The strategy, created by a standing committee of faculty, administrators, undergraduates, graduate students and campus staff, is organized into six areas of focus: energy and emissions; water; building and construction; waste; procurement, licensing and food sourcing and education, research and community outreach. Each focus area has its own small working group, which creates, enforces and improves the plans in place to meet the sustainability goals unique to each sector.
"The small working groups meet two to three times each semester," Carol Mullaney, director of continuous improvement for the Office of Continuous Improvement, said. "It's kind of bringing together this expertise from the faculty's standpoint and the staff's standpoint and the interest in a diversity of backgrounds ... to come up collectively with a collaborative approach to setting goals, to reviewing our progress against those goals, to determining how to measure them."
The solution to coal burning, which falls under "energy and emissions" in the Comprehensive Sustainability Strategy, has been many years in the making.
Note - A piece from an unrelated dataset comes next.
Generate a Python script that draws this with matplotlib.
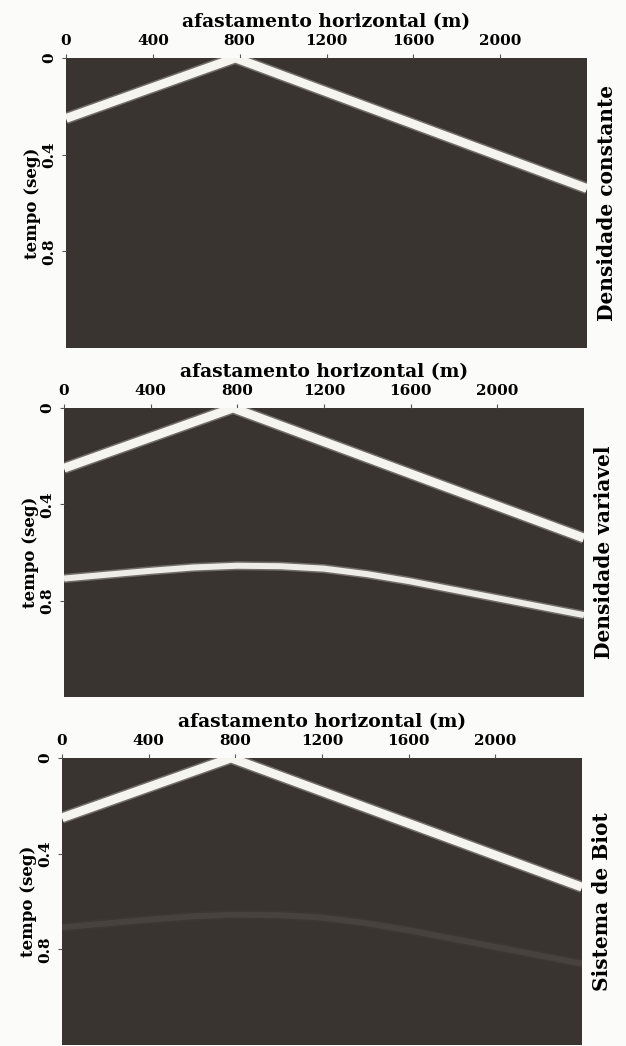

In 2010, years before the strategy came about, the utilities department had already created a plan to de-emphasize coal use in the campus power plant by replacing some of the coal with combinations of gas and oil, which can also fuel the machinery.
"The vision in 2010 was to make coal 10 to 15 percent of the fuel input, where it had been 85 to 90 [percent]," Kempf said. "In 2015, when the pope issued 'Laudato Si,' the University decided to re-think that and ask themselves the question of 'Should we stop burning coal altogether?'"
Kempf's department was given one week in summer 2015 to answer the question with a feasible timeline for stopping coal usage and an assessment of the potential impacts of such a plan.
Their initial response was a seven-year plan to gradually go coal-free. The administration pushed back, asking if a three-year plan was possible. The resulting compromise was the five-year plan outlined in the Comprehensive Sustainability Strategy, which will now be completed at least one year ahead of schedule.
Nixing coal entirely was a difficult order for the utilities department. The original plans to keep coal as 10 percent of the fuel source had been a means of insurance against potential problems with gas or oil, such as gas eruptions, fluctuating gas prices, gas line failures or oil shortages.
"[Coal] was our backup fuel," Kempf said. "We had the ability to burn coal, gas and oil. ... We had fuel diversity, which was what gave us both financial strength and operational reliability. So what you're asking us to do is get rid of one of the three legs of a three-legged stool."
Several changes were made to replace the stool's third leg.
First, the University focused on strengthening the other two legs of the stool. A new gas line was built to complement the original line into the power plant, and oil storage capacity was doubled in the building.
Even with these changes, it soon became clear the new third leg would have to be renewable energy. Shortly after the five-year plan was approved, the University also announced it would be investing $113 million in renewable energy projects, Kempf said.
Two major projects include the East Plant, described in a University press release as a 30,000-square-foot building that houses the mechanical equipment for the geothermal well fields beneath Ricci Fields, and a hydroelectric facility set to start construction this fall under Seitz Park on the Saint Joseph River in downtown South Bend. Other projects include South Campus, the geothermal well field under the parking lot south of the stadium, which will have corresponding equipment in the basement of the the new architecture building, the largest solar array in South Bend at Kenmore Warehouse in South Bend, and the expansion of the central power plant to house two new gas turbines.
Kempf compared this variety of investments in different renewable energy sources to diversifying a stock portfolio.
"We've mapped out ideas that'll take us all the way to 2050, but what we haven't done is cast in stone that they're the right ideas," he said. "So every five years, we look at this big master plan, and go, 'What's changed in technology? What's changed in our loads? How have our predictions changed? Do we want to rethink this?' It keeps us nimble."
Kempf estimated the total cost of all the projects to be around $150 million to $200 million. That money comes from the Infrastructure Funding Plan, which he said does not affect the operating budget of the school.
"It's a long-term financial plan that had defined resources for funds," he said. "The point of it is to not have an adverse effect on things like tuition."
Kempf credits the University's centralized energy plan, consistency throughout planning and creative flexibility for the successful changes that have been made.
"We've taken ownership of energy," he said. "Everybody's energy bill hits the budget I'm responsible for. It's kind of like at home -- mom and dad pay the electric bill, the gas bill and the water bill. Well, we're like mom and dad for everybody."